In a strongly worded opinion, Judge Vitaliano rejected the arguments from NPS, the City, and the other defendants. "The house of cards erected by the defense cannot withstand the gentlest breeze," Judge Vitaliano wrote. Addressing the claim that the structures were included on the federal map "by mistake," the Judge labeled it as "revisionist," and flatly rejected it, saying, "there is . . . not a shred of evidence [to suggest a mistake]." The Court criticized NPS's decision to rely on information from the City and State agencies "without confirming or even investigating them or requesting any additional information or public comment." The Court also rejected the defendants' assertion that the Tobacco Warehouse was "unsuitable" for outdoor public recreation. The Court found the assertion was based on an "invisible record," and accused NPS of using "cherry-picked" information to support it.
On an issue of first impression, the Court also rejected NPS's argument that it had power at all to remove parkland in these circumstances: "the record," according to the Court, "unmasks the NPS decisions as contrary to its own regulations." The Court concluded as follows: "The [applicable] statute is not silent about revisions; it flatly contradicts the NPS claim of power to correct 'oversights' after a [federal] grant closes." Although NPS claimed it had the "inherent authority" to correct mistakes on federal park maps, the Court called this "a last gasp argument" that "holds no water." The Court also declared that NPS's central determination of a "mistake" was "flawed both substantively and procedurally."
Elizabeth Merritt, Deputy General Counsel of the National Trust for Historic Preservation, who attended the March 21st hearing, praised the decision as "an important national precedent." She continued, "The Court sent a clear message that NPS cannot evade a mandatory public-review process by secretly altering documents." Peg Breen, President of the New York Landmarks Conservancy, said: "This ruling reaches far beyond Brooklyn. If the National Park Service could choose when to enforce the law, historic buildings and parks across the country would suffer." Daniel Mackay, Director of Public Policy for the Preservation League of New York State, said: "We hope this decision re-establishes the highest standards of review and protection at the National Park Service for public parklands in New York State and across the nation. This injunction is a critical first step in protecting this and other federally funded parkland from rash actions and incomplete public process."

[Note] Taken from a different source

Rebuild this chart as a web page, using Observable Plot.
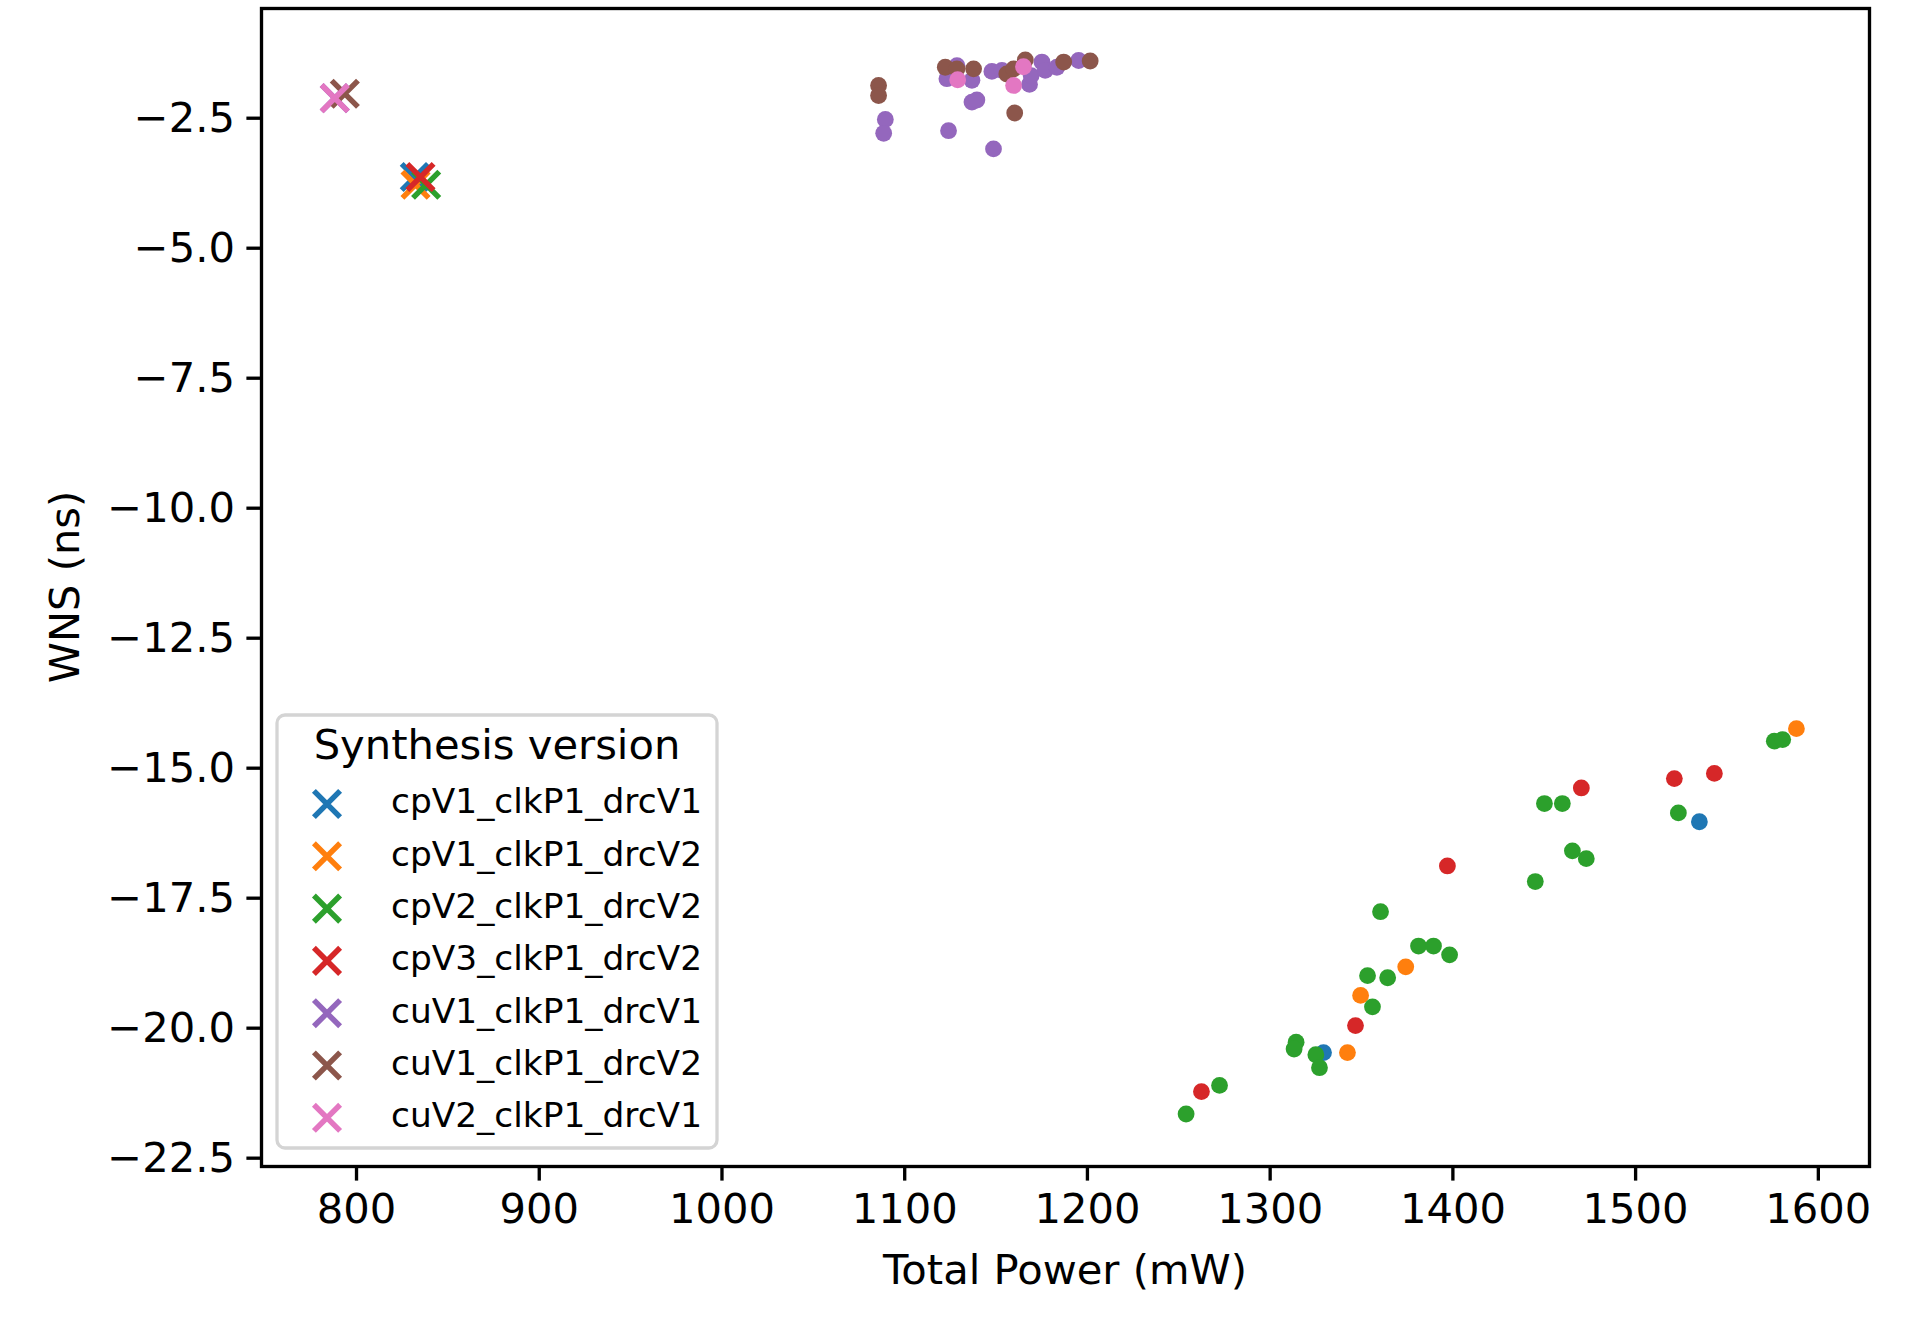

Although preservation groups described the lasting and far-reaching implications of Friday's decision, two neighborhood civic associations that have fought to save the Tobacco Warehouse from demolition or development for more than 40 years – the Brooklyn Heights Association and the Fulton Ferry Landing Association – also heralded the decision. Jane McGroarty, President of the Brooklyn Heights Association, said: "We are gratified by Judge Vitaliano's clear decision. The National Park Service and the State Parks Department acted illegally by removing the Tobacco Warehouse from the public domain. It belongs to the park, where it can be enjoyed by all." Joan Zimmerman, President of the Fulton Ferry Landing Association agreed, saying: "The decision was a resounding rejection of arguments made to justify backroom deals between the City and NPS, and a strong affirmation of the principle that parks are to serve the public, not private interests."

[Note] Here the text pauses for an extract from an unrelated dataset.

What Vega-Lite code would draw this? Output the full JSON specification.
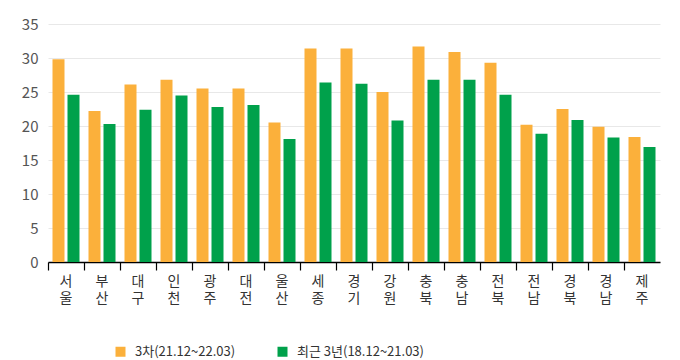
{
  "$schema": "https://vega.github.io/schema/vega-lite/v6.json",
  "width": 612,
  "height": 238,
  "autosize": "none",
  "padding": {"left": 48, "top": 24, "right": 20, "bottom": 98},
  "background": "white",
  "config": {
    "font": "Noto Sans CJK KR",
    "view": {"stroke": null}
  },
  "data": {
    "values": [
      {"region": "서울", "series": "3차(21.12~22.03)", "value": 29.8},
      {"region": "서울", "series": "최근 3년(18.12~21.03)", "value": 24.6},
      {"region": "부산", "series": "3차(21.12~22.03)", "value": 22.2},
      {"region": "부산", "series": "최근 3년(18.12~21.03)", "value": 20.3},
      {"region": "대구", "series": "3차(21.12~22.03)", "value": 26.1},
      {"region": "대구", "series": "최근 3년(18.12~21.03)", "value": 22.4},
      {"region": "인천", "series": "3차(21.12~22.03)", "value": 26.8},
      {"region": "인천", "series": "최근 3년(18.12~21.03)", "value": 24.5},
      {"region": "광주", "series": "3차(21.12~22.03)", "value": 25.5},
      {"region": "광주", "series": "최근 3년(18.12~21.03)", "value": 22.8},
      {"region": "대전", "series": "3차(21.12~22.03)", "value": 25.5},
      {"region": "대전", "series": "최근 3년(18.12~21.03)", "value": 23.1},
      {"region": "울산", "series": "3차(21.12~22.03)", "value": 20.5},
      {"region": "울산", "series": "최근 3년(18.12~21.03)", "value": 18.1},
      {"region": "세종", "series": "3차(21.12~22.03)", "value": 31.4},
      {"region": "세종", "series": "최근 3년(18.12~21.03)", "value": 26.4},
      {"region": "경기", "series": "3차(21.12~22.03)", "value": 31.4},
      {"region": "경기", "series": "최근 3년(18.12~21.03)", "value": 26.2},
      {"region": "강원", "series": "3차(21.12~22.03)", "value": 25.0},
      {"region": "강원", "series": "최근 3년(18.12~21.03)", "value": 20.8},
      {"region": "충북", "series": "3차(21.12~22.03)", "value": 31.7},
      {"region": "충북", "series": "최근 3년(18.12~21.03)", "value": 26.8},
      {"region": "충남", "series": "3차(21.12~22.03)", "value": 30.9},
      {"region": "충남", "series": "최근 3년(18.12~21.03)", "value": 26.8},
      {"region": "전북", "series": "3차(21.12~22.03)", "value": 29.3},
      {"region": "전북", "series": "최근 3년(18.12~21.03)", "value": 24.6},
      {"region": "전남", "series": "3차(21.12~22.03)", "value": 20.2},
      {"region": "전남", "series": "최근 3년(18.12~21.03)", "value": 18.85},
      {"region": "경북", "series": "3차(21.12~22.03)", "value": 22.5},
      {"region": "경북", "series": "최근 3년(18.12~21.03)", "value": 20.9},
      {"region": "경남", "series": "3차(21.12~22.03)", "value": 19.9},
      {"region": "경남", "series": "최근 3년(18.12~21.03)", "value": 18.3},
      {"region": "제주", "series": "3차(21.12~22.03)", "value": 18.4},
      {"region": "제주", "series": "최근 3년(18.12~21.03)", "value": 16.9}
    ]
  },
  "mark": {"type": "bar"},
  "encoding": {
    "x": {
      "field": "region",
      "type": "nominal",
      "sort": null,
      "title": null,
      "scale": {"paddingInner": 0, "paddingOuter": 0},
      "axis": {
        "labelAngle": 0,
        "bandPosition": 0,
        "labelExpr": "split(datum.label, '')",
        "labelFont": "Noto Sans CJK KR",
        "labelFontSize": 14,
        "labelColor": "#333333",
        "labelLineHeight": 17,
        "labelPadding": 4,
        "domainColor": "#000000",
        "domainWidth": 1.5,
        "tickColor": "#000000",
        "tickSize": 8,
        "tickWidth": 1.2,
        "grid": false
      }
    },
    "xOffset": {
      "field": "series",
      "type": "nominal",
      "sort": null,
      "scale": {"paddingInner": 0.2, "paddingOuter": 0.3}
    },
    "y": {
      "field": "value",
      "type": "quantitative",
      "title": null,
      "scale": {"domain": [0, 35], "nice": false},
      "axis": {
        "values": [0, 5, 10, 15, 20, 25, 30, 35],
        "domain": false,
        "ticks": false,
        "grid": true,
        "gridColor": "#e8e8e8",
        "labelFont": "Noto Sans CJK KR",
        "labelFontSize": 15,
        "labelColor": "#555555",
        "labelPadding": 10
      }
    },
    "color": {
      "field": "series",
      "type": "nominal",
      "sort": null,
      "title": null,
      "scale": {"range": ["#FBB03B", "#00A14B"]},
      "legend": {
        "orient": "none",
        "legendX": 66,
        "legendY": 321,
        "direction": "horizontal",
        "symbolType": "square",
        "symbolSize": 100,
        "symbolStrokeWidth": 0,
        "labelFont": "Noto Sans CJK KR",
        "labelFontSize": 13,
        "labelColor": "#333333",
        "labelLimit": 300,
        "columnPadding": 40,
        "labelOffset": 8
      }
    }
  }
}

Gibson, Dunn & Crutcher represented the plaintiffs. "The Court's decision recognized clear illegality. We hope today's landmark ruling deters the National Park Service from future 'giveaways' of our national treasures," said Jim Walden, who litigated the case with Gibson Dunn attorneys James Hallowell, Richard Falek, Adam Cohen, Matthew Menendez, Kimberly Yuhas, Adam Jantzi, Lloyd Kim, Vikram Kumar, and Yara Mansour.